Registration open for Alaska Native Traditional Games in Juneau

Long jumps, high kicks, feats of strength, epic displays of agility, balance and coordination — all this and more will be on display at the 2023 Traditional Games in Juneau.

Registration is open for the Traditional Games, also known as the Alaska Native Youth Olympics. Competitors from Wrangell and across Alaska are invited to test their mettle at 10 different Alaska Native athletic events, from the one-hand reach to the two-foot high kick.

“All the games are played for a reason,” athlete and games ambassador Nicole Johnson told Alaska Business Monthly Magazine. “Before today’s modern amenities, we needed to rely on these skills to survive, moving from one area to the next over the seasons. We had to be strong enough to provide for our families and to carry small and large loads over long distances.”

The one-hand reach is “one of the most difficult events” at the games, Johnson explained on an instructional video from the Cook Inlet Tribal Council. Athletes must balance their entire body weight on their flat palm while reaching up with the other hand to touch a suspended ball.

The kneel jump challenges competitors’ strength and coordination.
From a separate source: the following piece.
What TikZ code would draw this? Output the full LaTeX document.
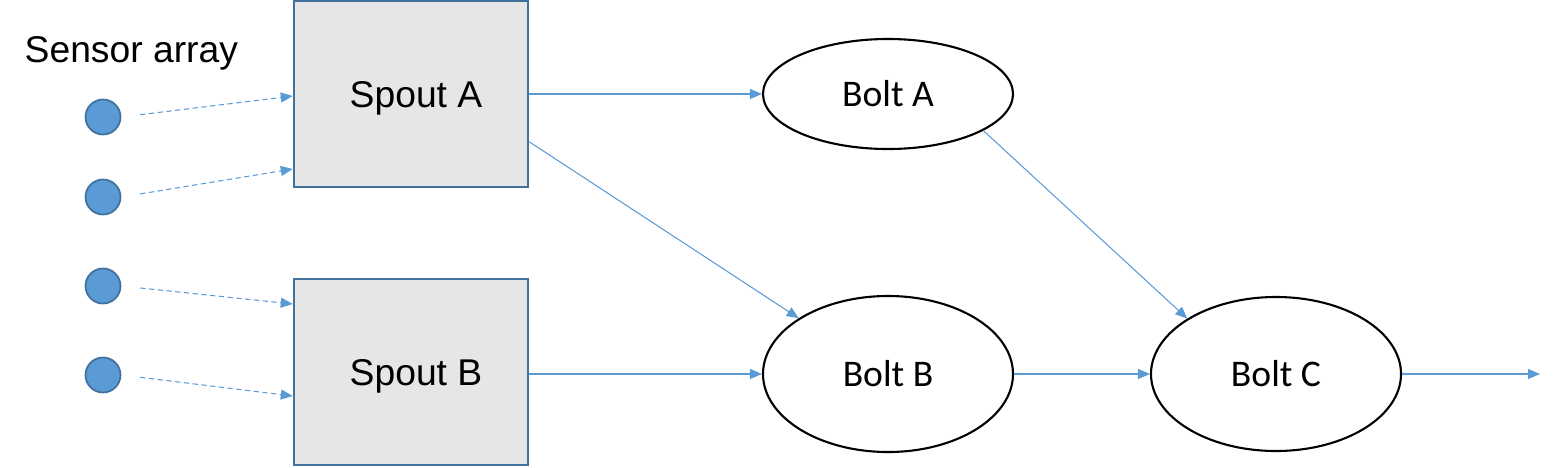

Athletes kneel behind a line, then propel their bodies forward, jumping long distances with very little initial momentum before sticking the landing and maintaining balance. “The kneel jump was played to develop the skills hunters needed for jumping up quickly off of ice or from the ground,” said Johnson.

The scissor broad jump “(helped) develop the skills hunters needed to jump from one ice floe to another,” she said. The event involves a four-step series of jumps that are measured by distance, with a complex, destabilizing “scissor step” in the middle.

Johnson, who grew up in Nome, was inducted into the North American Indigenous Athletics Hall of Fame in 2022. She’s set several records in the two-foot high kick event, including a 6-foot-6-inch kick in 1989. She competed in the traditional games throughout high school.

Since its inception in 1972, the event’s mission has been to celebrate the skills that Alaska Native people have been developing for generations.

Athletes at the traditional games may smash records and strive for personal bests, but they also support their competitors. “This is the spirit of the games,” wrote Kathy Dye, Sealaska Heritage Institute communications and publications deputy director. “To work together toward common goals and learn from the skill and values that allowed Alaska Native people to survive and thrive in some of the harshest conditions.”

This year’s games will be held at Thunder Mountain High School in Juneau on April 1 and 2. They will also be livestreamed on the Sealaska Heritage Institute’s YouTube account.

Athletes 11 years old or older are eligible to participate and can register at traditionalgames.sealaskaheritage.org. All participants will receive a T-shirt and gift bag; those who register before March 1 will be eligible to win a sealskin kicking ball.